Retail investors are filling the gap as institutions pull back. They’re active, on-market, and shaping price momentum.

There have been two, super relevant articles by Chanticleer in the AFR this week about investor relations and the changes happening in the market. 

Firstly on Wednesday they published an article about the dozen ASX200 stocks that have been hit with a speeding ticket on big swings in share prices, especially when the results were in-line with market expectations.

Then there was a follow up on Thursday night about the emergence of retail investors as “friendly, high conviction buyers.”

Regardless of the size of your company, individual investors are super relevant, and these articles share a lot of common sense, and some great insights we share.

“The biggest thing companies can do is keep the lawyers and investment bankers out of their investor relations function."

Reading through the ASX200 companies’ speeding tickets, it’s clear some companies are taking legalistic approaches to investor relations and communication, rather than common sense.

"Companies need to realise that even their most sophisticated investors are pretty ordinary and plain-speaking people with basic expectations about disclosure. 

Obviously companies need to stay cognisant that they are in a regulated channel, but keeping it real is extremely important.

"Retail investors may not get one-on-one meetings or sway AGM votes on their own, but they’ve emerged as a friendly high-conviction buyer at a time when some companies have been particularly friendless.”

And this is especially true of the small and mid caps, where active institutional investors have backed away from in recent years.

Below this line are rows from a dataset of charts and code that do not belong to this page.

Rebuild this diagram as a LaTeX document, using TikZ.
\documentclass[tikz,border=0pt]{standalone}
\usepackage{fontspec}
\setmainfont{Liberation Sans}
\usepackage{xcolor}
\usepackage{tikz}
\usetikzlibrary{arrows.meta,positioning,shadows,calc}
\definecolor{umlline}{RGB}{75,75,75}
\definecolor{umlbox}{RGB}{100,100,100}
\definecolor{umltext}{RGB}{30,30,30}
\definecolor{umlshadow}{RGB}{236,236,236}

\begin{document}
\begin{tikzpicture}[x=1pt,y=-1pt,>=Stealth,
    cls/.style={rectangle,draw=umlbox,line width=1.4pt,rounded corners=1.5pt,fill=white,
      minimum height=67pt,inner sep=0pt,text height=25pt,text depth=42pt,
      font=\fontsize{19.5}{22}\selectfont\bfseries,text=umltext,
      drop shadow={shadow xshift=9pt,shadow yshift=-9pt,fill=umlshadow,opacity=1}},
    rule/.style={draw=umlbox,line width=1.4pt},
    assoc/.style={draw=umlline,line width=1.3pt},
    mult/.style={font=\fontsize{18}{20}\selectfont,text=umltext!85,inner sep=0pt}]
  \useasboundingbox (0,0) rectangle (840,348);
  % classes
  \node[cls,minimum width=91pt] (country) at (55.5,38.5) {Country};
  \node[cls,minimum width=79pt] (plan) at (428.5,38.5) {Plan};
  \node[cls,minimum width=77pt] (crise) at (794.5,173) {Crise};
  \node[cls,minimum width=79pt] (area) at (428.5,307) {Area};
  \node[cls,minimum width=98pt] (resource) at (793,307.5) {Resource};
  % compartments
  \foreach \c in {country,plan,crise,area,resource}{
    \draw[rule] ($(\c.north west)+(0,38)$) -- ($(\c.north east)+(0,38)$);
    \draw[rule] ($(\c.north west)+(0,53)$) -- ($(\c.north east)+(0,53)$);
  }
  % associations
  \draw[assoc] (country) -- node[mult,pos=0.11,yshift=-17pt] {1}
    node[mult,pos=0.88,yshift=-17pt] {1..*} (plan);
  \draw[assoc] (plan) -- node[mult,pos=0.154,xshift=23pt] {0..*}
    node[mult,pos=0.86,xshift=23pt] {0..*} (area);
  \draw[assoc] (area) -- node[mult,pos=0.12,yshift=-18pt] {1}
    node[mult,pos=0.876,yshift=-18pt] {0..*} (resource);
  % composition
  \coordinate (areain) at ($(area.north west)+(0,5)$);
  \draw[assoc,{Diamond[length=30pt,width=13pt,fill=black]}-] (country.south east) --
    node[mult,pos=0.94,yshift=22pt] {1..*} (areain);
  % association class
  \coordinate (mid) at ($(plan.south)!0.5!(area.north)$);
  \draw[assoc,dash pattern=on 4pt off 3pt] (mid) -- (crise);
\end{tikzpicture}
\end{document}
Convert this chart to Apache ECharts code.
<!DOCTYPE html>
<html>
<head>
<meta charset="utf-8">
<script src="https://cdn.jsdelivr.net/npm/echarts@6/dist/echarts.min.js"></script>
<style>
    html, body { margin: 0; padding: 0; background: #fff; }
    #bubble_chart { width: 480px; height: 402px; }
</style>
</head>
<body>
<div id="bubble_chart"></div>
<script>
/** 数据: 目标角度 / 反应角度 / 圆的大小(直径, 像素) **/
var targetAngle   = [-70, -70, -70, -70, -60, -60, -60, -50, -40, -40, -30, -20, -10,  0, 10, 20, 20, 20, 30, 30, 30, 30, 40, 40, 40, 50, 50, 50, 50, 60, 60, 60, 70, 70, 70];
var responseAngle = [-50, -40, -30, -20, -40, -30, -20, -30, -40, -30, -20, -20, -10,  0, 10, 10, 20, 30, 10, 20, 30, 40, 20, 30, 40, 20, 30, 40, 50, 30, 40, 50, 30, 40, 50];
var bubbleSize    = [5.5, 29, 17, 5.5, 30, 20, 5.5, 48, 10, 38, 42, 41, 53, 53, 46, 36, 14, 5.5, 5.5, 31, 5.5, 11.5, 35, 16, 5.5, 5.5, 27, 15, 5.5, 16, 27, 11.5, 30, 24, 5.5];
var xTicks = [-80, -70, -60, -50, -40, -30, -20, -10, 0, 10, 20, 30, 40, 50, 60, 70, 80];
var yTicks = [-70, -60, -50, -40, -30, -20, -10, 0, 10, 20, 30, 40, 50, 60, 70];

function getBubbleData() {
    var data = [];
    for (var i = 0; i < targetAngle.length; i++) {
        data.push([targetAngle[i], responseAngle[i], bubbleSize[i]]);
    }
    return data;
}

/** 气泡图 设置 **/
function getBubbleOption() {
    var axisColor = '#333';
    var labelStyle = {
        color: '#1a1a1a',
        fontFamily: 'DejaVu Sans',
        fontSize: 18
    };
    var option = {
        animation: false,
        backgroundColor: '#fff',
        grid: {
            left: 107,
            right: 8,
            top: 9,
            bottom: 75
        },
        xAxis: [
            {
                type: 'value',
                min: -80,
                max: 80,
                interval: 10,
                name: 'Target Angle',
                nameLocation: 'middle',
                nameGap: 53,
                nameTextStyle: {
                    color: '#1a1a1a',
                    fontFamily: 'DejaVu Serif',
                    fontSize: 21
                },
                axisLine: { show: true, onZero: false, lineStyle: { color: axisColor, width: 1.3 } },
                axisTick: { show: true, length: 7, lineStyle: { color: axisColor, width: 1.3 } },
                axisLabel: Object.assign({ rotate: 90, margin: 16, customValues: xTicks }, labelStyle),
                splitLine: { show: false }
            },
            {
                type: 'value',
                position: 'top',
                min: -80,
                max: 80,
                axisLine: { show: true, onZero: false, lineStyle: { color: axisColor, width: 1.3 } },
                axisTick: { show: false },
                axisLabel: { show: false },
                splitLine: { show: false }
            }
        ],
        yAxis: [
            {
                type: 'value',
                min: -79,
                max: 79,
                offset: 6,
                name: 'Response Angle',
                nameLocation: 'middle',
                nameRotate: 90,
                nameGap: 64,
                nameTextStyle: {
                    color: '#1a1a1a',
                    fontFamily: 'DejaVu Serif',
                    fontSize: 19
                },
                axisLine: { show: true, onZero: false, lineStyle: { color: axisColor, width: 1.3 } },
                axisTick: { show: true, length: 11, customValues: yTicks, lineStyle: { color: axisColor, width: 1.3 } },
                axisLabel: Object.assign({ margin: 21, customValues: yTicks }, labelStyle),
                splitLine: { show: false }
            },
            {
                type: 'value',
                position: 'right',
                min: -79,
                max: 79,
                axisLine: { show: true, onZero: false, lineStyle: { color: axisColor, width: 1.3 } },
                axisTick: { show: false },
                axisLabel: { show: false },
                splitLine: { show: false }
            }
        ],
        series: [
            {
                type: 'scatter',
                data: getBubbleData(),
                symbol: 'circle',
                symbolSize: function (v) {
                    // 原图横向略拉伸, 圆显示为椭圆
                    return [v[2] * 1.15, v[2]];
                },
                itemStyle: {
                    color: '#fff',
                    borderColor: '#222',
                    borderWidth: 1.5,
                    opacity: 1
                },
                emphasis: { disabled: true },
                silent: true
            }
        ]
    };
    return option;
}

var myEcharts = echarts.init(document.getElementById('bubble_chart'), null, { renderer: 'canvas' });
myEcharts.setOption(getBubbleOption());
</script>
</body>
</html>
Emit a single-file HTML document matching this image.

Whilst we definitely see them coming back (Regal is now underweight ASX 200 and overweight small caps), they will like to come in off-market - buying into placements and lines of stock.

This won’t move the share price, so directing your investor relations activities to active, on-market buyers, will give you more impact. 

“What are companies doing to re-engage the retail base? There’s an army of buyers out there for the right story, even if this is the advice from institution-facing investment banks and even if they don’t have the order size to stop a day one trading avalanche.”